Expected prices represent harvest-time prices. The $6.40 corn price and $13.30 soybean price are near cash bids for harvest delivery in the third week of May. Higher expected prices lead to more of an economic incentive to plant.
In calculating net returns, costs that have not already been incurred should be subtracted from revenue. In the example, costs are $395 per acre for corn and $263 per acre for soybeans. If a cost has been incurred and cannot be recovered, then it should be excluded. Take as an example nitrogen fertilizer that has been applied. This cost has been incurred and should be excluded from corn costs.
In the above example, corn has net returns of $373 per acre and soybeans have net returns of $363 per acre. These expected returns for planting are below the net returns from prevented planting ($382 per acre for 75 percent coverage level, $401 for 80 percent coverage level, and $466 for 85 percent coverage level). This suggests that taking the prevented planting payment has the highest return for this situation.
Considerations other than net returns
Planting either corn or soybeans has more risks than taking the prevented planting payment because expected yields and expected prices are not known. Theory suggests expected net returns from corn and soybeans should exceed net returns from prevented planting to compensate the farmer for bearing risk.
If corn is planted, there will be an insurance guarantee; however, the guarantee will decrease by 1 percent per day for each day after the final planting date, reaching 60 percent of the original guarantee when 25 days have passed from the final planting date. The decreasing guarantee increases risk the more days after the final planting date. Hence, the lowering guarantee, as well as lowering expected yields, will create more incentives to take prevented planting the later prospective planting takes place.

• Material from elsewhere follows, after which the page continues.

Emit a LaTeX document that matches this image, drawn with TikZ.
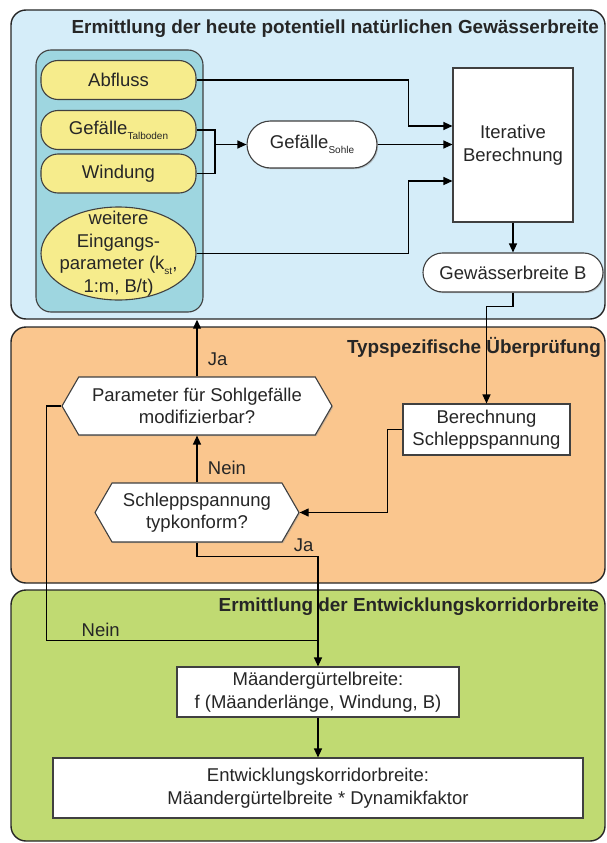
\documentclass[tikz,border=0pt]{standalone}
\usepackage{fontspec}
\setmainfont{Liberation Sans}
\usetikzlibrary{arrows.meta,shapes.geometric,shapes.symbols,shapes.misc,shadows}

\definecolor{panelblue}{RGB}{213,237,249}
\definecolor{inputteal}{RGB}{158,214,224}
\definecolor{inputyellow}{RGB}{246,236,140}
\definecolor{panelorange}{RGB}{250,198,142}
\definecolor{panelgreen}{RGB}{192,218,114}

\newcommand{\lowsub}[1]{\raisebox{-0.5ex}{\fontsize{10}{10}\selectfont #1}}

\tikzset{
  panel/.style={draw=black!85, line width=1.4pt, rounded corners=15pt, inner sep=0pt},
  paneltitle/.style={anchor=east, inner sep=0pt, font=\fontsize{18.9}{22}\selectfont\bfseries},
  inputbox/.style={draw=black!75, line width=1.1pt, fill=inputyellow, rounded corners=17pt,
    minimum width=155pt, minimum height=39pt, inner sep=0pt},
  pill/.style={draw=black!75, line width=1.1pt, fill=white, rounded rectangle, inner sep=0pt,
    drop shadow={shadow xshift=1.2pt, shadow yshift=-1.2pt, fill=black!40}},
  procbox/.style={draw=black!75, line width=1.1pt, fill=white, align=center, inner sep=0pt,
    drop shadow={shadow xshift=1.2pt, shadow yshift=-1.2pt, fill=black!40}},
  decision/.style={draw=black!75, line width=1.1pt, fill=white, signal, signal to=west and east,
    signal pointer angle=120, align=center, inner sep=0pt,
    drop shadow={shadow xshift=1.2pt, shadow yshift=-1.2pt, fill=black!40}},
  flow/.style={draw=black, line width=1.2pt, -{Triangle[length=9pt,width=8pt]}},
  line/.style={draw=black, line width=1.2pt},
}

\begin{document}
\begin{tikzpicture}[x=1pt, y=-1pt, every node/.style={font=\fontsize{18.5}{22.5}\selectfont, text=black!85}]
    \useasboundingbox (0,0) rectangle (606,843);

    % three panels
    \node[panel, fill=panelblue, minimum width=594pt, minimum height=309pt] (bluepanel) at (308,164.5) {};
    \node[panel, fill=panelorange, minimum width=594pt, minimum height=256pt] (orangepanel) at (308,455) {};
    \node[panel, fill=panelgreen, minimum width=594pt, minimum height=251pt] (greenpanel) at (308,715.5) {};
    \node[paneltitle] (bluetitle) at (599,29) {Ermittlung der heute potentiell natürlichen Gewässerbreite};
    \node[paneltitle] (orangetitle) at (601,347) {Typspezifische Überprüfung};
    \node[paneltitle] (greentitle) at (599,607) {Ermittlung der Entwicklungskorridorbreite};

    % inputs
    \draw[draw=black!75, line width=1.1pt, fill=inputteal, rounded corners=15pt] (36,50) rectangle (203,312);
    \node[inputbox] (abfluss) at (118.5,80) {Abfluss};
    \node[inputbox] (talboden) at (118.5,130) {Gefälle\lowsub{Talboden}};
    \node[inputbox] (windung) at (118.5,173.5) {Windung};
    \node[ellipse, draw=black!75, line width=1.1pt, fill=inputyellow, minimum width=155pt, minimum height=93pt] (weitere) at (118.5,253.5) {};
    \node[align=center] (weiteretext) at (weitere) {weitere\\Eingangs-\\parameter (k\lowsub{st},\\1:m, B/t)};

    \node[pill, minimum width=130pt, minimum height=47pt] (sohle) at (312,144.5) {Gefälle\lowsub{Sohle}};
    \node[procbox, minimum width=120pt, minimum height=154pt] (iter) at (513,145) {Iterative\\Berechnung};
    \node[pill, minimum width=180pt, minimum height=39pt] (breite) at (513,272.5) {Gewässerbreite B};

    % check
    \node[procbox, minimum width=167pt, minimum height=51pt] (berech) at (486.5,429.5) {Berechnung\\Schleppspannung};
    \node[decision, minimum width=270pt, minimum height=58pt] (param) at (197,406) {Parameter für Sohlgefälle\\modifizierbar?};
    \node[decision, minimum width=204pt, minimum height=59pt] (schlepp) at (197,512.5) {Schleppspannung\\typkonform?};

    % corridor
    \node[procbox, minimum width=282pt, minimum height=50pt] (maeander) at (318,692) {Mäandergürtelbreite:\\f (Mäanderlänge, Windung, B)};
    \node[procbox, minimum width=530pt, minimum height=60pt] (korridor) at (318,788) {Entwicklungskorridorbreite:\\Mäandergürtelbreite * Dynamikfaktor};

    % connectors
    \coordinate (join) at (215,0);
    \draw[flow] (abfluss.east) -| ([xshift=-44pt,yshift=19pt]iter.west) -- ([yshift=19pt]iter.west);
    \draw[flow] (sohle.east) -- (sohle.east -| iter.west);
    \draw[flow] (weitere.east) -| ([xshift=-44pt,yshift=-36pt]iter.west) -- ([yshift=-36pt]iter.west);
    \draw[line] (talboden.east) -| (join |- windung.east) -- (windung.east);
    \draw[flow] (join |- sohle.west) -- (sohle.west);
    \draw[flow] (iter.south) -- (breite.north);
    \draw[flow] (breite.south) -- ++(0,14) -| (berech.north);
    \draw[flow] (berech.west) -- ++(-15,0) |- (schlepp.east);
    \draw[flow] (schlepp.north) -- (param.south) node[pos=0.3, right=7pt] {Nein};
    \draw[flow] (param.north) -- (param.north |- bluepanel.south) node[pos=0.3, right=7pt] {Ja};
    \draw[flow] (schlepp.south) -- ++(0,14) -| (maeander.north) node[pos=0.5, anchor=south east, inner sep=4pt] {Ja};
    \draw[line] (param.west) -- ++(-15,0) |- ([yshift=26pt]maeander.north) node[pos=0.6, above] {Nein};
    \draw[flow] (maeander.south) -- (korridor.north);
\end{tikzpicture}
\end{document}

The above prevented planting example assumes that a crop is not planted on prevented planting acres. Farmers can plant a crop after 25 days have passed from the final planting date. More details on these provisions are provided the May 19th FarmdocDaily entry entitled Prevented Planting Provision in Crop Insurance.
What is different this year from previous years?
The 2008 Farm Bill introduced higher subsides for enterprise units. These higher subsidies encouraged farmers to purchase enterprise units and increase coverage level. In 2008, 46 percent of acres using revenue crop insurance products for corn were insured with 75 percent of higher coverage levels. Use increased from 46 percent in 2008 to 65 percent in 2010. It is likely more acres were insured with higher coverage levels in 2011.
Higher coverage levels can lead to more incentives to take prevented planting payments, as prevented planting payments are larger with higher coverage levels. As a result, more acres could go into prevented planting in 2011 as compared to previous years.
Factors impacting number of prevented planting acres
From this point on, prevented planting acres will be impacted by two factors:
- Weather. Dry weather in the eastern Corn Belt of upper Midwest would allow farmers to plant corn.
- Expectations of harvest-time commodity prices. Higher commodity prices will increase expected returns from planting, leading to more incentives to plant. Hence, increases in Chicago Mercantile Exchange (CME) futures likely would lead to increases in planted acres and vice versa.
For farmers who have purchased the COMBO product with high coverage levels, taking a prevented planting payment will be a viable alternative compared to planting corn and soybeans. Weather and expected prices will impact the number of prevented planting acres.